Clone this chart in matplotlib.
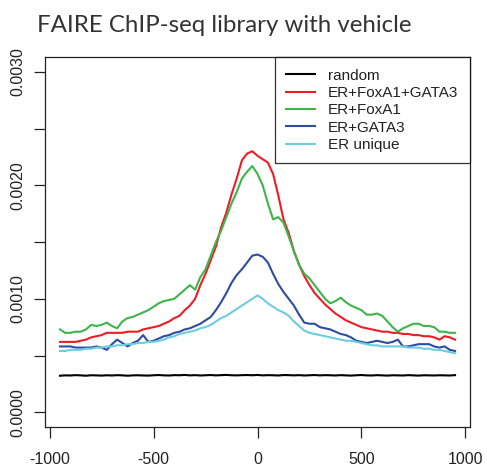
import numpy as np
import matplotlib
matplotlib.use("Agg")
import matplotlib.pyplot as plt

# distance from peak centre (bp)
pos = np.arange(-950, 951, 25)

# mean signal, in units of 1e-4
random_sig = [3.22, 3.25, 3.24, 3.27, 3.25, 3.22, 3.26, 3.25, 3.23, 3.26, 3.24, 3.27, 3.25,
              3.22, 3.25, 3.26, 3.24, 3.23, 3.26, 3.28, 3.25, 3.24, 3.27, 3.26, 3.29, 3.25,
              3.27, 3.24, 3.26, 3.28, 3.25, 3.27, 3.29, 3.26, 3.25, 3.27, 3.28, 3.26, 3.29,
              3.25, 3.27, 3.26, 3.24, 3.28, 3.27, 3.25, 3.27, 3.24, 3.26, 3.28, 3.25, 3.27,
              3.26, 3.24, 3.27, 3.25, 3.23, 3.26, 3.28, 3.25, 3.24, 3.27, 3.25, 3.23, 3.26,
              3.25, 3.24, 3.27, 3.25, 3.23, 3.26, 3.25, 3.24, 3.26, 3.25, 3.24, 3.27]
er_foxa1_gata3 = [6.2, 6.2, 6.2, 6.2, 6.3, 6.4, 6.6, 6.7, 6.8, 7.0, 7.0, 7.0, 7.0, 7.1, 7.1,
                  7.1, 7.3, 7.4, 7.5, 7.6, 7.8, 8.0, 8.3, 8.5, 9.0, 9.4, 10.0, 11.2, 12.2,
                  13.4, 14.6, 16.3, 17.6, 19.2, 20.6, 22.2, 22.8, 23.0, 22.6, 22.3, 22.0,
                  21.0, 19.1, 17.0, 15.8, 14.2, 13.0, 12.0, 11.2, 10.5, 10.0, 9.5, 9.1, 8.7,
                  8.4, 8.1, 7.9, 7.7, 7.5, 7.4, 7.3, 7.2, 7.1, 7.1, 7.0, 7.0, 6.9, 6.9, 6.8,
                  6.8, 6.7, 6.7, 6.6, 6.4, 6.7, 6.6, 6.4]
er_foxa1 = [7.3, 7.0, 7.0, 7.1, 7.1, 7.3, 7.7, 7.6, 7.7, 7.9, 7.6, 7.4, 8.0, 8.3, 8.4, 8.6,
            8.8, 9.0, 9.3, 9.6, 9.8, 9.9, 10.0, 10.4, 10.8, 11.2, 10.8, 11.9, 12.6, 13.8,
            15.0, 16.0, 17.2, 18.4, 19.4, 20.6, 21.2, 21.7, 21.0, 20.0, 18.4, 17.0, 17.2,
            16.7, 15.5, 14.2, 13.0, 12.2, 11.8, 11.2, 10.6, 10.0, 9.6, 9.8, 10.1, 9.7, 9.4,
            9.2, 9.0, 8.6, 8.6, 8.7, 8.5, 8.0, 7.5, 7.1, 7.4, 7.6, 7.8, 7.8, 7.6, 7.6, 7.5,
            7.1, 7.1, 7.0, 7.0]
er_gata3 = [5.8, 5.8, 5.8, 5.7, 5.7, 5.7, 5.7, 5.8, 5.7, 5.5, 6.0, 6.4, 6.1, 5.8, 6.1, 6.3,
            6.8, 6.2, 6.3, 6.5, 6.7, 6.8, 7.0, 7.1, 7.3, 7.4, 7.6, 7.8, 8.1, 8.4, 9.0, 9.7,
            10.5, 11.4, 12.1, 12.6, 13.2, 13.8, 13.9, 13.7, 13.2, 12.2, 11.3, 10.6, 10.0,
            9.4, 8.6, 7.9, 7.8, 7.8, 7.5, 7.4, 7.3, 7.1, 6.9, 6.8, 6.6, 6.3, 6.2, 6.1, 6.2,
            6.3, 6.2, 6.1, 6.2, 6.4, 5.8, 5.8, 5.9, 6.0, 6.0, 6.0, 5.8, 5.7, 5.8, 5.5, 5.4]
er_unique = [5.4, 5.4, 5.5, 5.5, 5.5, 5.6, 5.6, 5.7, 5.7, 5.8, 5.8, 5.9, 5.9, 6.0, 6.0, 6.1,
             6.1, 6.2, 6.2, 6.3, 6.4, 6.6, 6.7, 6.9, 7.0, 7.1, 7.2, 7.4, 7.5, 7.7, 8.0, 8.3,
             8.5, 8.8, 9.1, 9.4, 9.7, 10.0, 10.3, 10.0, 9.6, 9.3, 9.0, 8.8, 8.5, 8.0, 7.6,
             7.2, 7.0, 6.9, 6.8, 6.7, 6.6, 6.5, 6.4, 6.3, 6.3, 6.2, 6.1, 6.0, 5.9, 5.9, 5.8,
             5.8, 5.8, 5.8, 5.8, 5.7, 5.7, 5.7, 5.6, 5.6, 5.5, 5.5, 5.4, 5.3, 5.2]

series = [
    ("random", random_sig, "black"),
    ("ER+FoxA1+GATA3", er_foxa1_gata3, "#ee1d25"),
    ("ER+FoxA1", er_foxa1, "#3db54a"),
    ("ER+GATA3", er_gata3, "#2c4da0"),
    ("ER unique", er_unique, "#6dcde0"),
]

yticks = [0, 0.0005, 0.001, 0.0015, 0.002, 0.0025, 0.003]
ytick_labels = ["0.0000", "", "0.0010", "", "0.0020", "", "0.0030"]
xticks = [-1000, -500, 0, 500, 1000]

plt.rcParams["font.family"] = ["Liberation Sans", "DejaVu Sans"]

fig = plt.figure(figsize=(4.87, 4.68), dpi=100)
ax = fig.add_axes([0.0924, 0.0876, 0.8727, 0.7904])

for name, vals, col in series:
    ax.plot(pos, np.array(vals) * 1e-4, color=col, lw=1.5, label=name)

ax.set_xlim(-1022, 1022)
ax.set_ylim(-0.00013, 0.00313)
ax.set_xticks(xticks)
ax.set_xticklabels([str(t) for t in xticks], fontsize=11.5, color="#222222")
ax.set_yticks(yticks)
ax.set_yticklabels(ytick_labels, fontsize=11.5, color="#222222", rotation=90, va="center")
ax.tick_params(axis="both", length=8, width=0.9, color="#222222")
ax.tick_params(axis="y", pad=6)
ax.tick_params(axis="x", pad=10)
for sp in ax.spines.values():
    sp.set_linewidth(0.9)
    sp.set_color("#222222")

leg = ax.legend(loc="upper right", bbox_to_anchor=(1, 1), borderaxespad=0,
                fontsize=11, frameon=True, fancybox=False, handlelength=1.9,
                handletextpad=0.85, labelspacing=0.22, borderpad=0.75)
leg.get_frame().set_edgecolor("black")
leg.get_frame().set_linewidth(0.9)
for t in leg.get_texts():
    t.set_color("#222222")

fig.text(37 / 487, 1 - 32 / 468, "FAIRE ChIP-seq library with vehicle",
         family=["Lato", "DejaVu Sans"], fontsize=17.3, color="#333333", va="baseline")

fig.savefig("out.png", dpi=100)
==
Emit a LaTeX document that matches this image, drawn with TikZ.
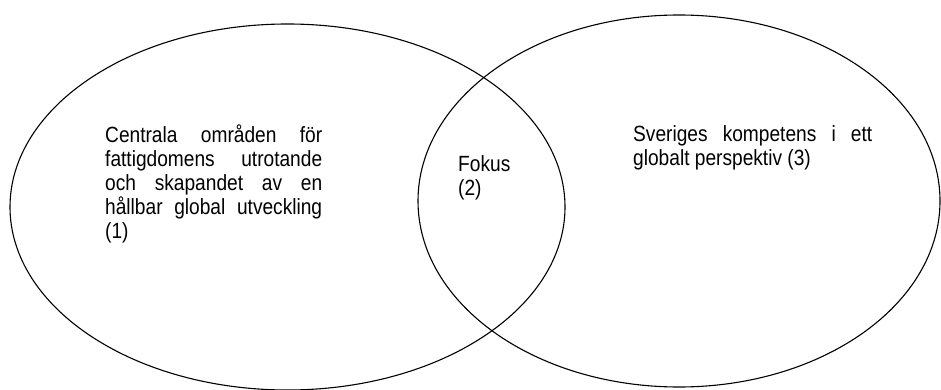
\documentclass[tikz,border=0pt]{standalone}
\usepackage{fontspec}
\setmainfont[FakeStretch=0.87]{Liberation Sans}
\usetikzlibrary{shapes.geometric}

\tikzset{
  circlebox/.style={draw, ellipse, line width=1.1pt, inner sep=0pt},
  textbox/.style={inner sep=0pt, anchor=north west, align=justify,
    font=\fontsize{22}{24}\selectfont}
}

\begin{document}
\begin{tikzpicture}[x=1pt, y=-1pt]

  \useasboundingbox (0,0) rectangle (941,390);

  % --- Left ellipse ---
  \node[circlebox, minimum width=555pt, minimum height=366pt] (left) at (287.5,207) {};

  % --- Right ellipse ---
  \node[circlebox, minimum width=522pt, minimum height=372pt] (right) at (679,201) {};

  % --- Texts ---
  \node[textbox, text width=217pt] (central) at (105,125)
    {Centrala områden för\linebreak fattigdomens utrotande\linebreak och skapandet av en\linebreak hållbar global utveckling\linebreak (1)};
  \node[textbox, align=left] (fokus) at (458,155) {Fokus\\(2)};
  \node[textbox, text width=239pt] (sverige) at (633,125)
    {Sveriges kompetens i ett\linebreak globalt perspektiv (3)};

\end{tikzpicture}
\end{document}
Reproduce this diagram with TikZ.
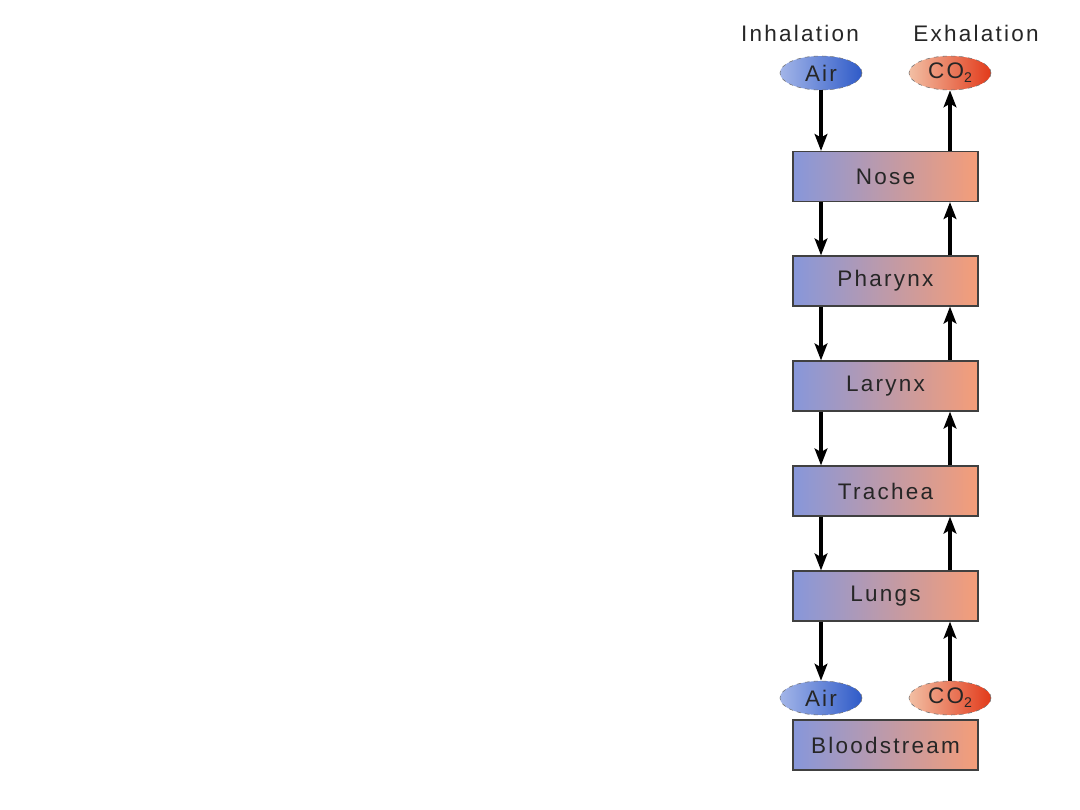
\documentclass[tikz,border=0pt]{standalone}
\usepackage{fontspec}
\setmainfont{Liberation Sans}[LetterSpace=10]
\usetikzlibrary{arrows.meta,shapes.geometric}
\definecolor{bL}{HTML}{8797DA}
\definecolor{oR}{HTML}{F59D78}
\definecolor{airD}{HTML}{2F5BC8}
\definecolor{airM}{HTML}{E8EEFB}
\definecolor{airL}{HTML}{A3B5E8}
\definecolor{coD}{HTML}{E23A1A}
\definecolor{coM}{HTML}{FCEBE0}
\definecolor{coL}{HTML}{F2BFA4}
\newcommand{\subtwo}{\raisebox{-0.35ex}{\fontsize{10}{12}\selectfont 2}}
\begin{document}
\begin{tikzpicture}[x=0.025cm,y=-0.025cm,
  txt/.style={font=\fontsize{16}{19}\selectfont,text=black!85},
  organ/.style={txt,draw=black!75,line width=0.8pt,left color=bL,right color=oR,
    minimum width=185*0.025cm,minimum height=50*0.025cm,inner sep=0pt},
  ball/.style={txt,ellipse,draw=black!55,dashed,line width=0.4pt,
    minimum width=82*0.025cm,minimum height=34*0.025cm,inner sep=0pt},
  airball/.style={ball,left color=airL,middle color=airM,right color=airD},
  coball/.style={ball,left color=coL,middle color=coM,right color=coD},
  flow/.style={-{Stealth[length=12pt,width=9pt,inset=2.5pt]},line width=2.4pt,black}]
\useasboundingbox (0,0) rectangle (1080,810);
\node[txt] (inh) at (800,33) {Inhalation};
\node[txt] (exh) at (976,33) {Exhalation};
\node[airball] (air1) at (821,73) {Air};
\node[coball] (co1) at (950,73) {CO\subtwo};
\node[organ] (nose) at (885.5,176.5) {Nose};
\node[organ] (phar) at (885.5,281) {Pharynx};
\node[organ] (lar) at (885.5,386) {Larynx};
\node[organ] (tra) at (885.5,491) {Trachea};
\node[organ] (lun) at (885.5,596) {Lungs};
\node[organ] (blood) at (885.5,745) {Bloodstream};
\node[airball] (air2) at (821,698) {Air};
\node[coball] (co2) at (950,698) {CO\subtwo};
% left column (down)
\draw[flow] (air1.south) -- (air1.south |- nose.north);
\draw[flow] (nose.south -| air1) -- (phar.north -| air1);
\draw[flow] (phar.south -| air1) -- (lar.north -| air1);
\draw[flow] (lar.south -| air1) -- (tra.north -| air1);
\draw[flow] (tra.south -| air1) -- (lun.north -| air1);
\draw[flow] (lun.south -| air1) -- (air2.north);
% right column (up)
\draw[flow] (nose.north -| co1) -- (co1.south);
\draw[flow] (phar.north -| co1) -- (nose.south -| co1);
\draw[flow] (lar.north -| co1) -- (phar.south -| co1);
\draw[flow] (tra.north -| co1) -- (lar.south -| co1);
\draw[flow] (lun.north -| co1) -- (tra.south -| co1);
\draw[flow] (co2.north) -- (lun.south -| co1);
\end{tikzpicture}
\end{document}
==
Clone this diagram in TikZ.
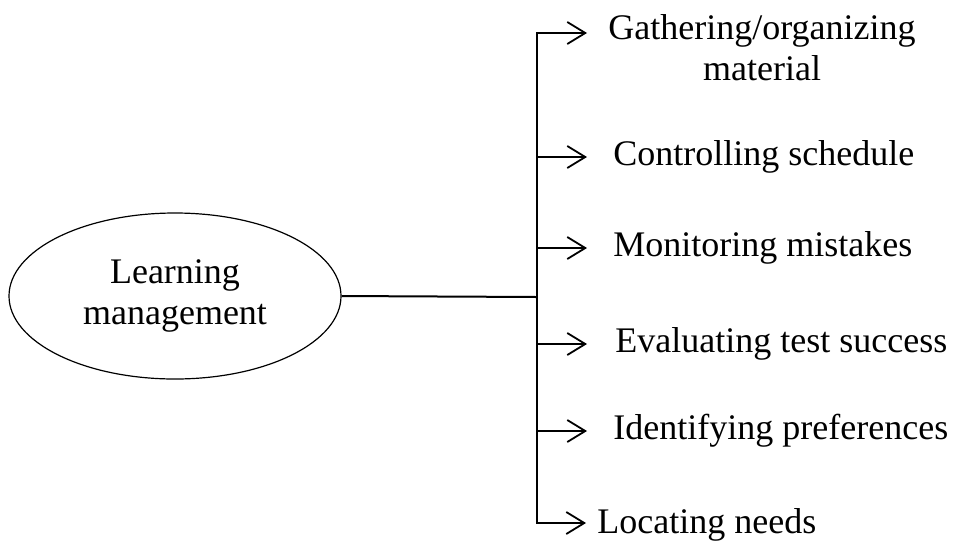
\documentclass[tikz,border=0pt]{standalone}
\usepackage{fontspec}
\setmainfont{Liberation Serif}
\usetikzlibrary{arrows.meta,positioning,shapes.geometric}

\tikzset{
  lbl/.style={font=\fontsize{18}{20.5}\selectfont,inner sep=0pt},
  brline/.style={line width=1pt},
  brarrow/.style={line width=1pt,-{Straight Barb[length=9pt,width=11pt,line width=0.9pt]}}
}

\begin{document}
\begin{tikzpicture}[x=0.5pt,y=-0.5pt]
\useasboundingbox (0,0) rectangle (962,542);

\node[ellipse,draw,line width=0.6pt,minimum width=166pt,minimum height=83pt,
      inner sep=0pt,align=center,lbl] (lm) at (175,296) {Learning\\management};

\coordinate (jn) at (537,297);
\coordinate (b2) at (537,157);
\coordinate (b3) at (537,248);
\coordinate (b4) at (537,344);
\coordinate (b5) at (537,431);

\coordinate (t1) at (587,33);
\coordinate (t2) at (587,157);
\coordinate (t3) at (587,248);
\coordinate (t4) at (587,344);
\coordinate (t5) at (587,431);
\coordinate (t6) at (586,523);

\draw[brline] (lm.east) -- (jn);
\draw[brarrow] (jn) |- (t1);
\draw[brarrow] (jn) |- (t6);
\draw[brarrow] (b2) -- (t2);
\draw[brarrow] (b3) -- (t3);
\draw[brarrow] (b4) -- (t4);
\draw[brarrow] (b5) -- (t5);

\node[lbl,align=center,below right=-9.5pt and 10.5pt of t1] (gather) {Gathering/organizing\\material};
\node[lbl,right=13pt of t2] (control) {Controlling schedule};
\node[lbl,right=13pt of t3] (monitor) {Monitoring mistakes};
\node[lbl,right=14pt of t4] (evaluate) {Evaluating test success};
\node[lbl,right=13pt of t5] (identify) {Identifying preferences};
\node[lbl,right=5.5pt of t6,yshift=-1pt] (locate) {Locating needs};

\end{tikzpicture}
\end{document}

**WORK REQUIRED**
Retype only the lines above from the one with "Clone this chart in matplotlib." through the one with "pos = np.arange(-950, 951, 25)", exactly and with both ends. Images stay out.

**FINAL RESULT**
Clone this chart in matplotlib.
import numpy as np
import matplotlib
matplotlib.use("Agg")
import matplotlib.pyplot as plt

# distance from peak centre (bp)
pos = np.arange(-950, 951, 25)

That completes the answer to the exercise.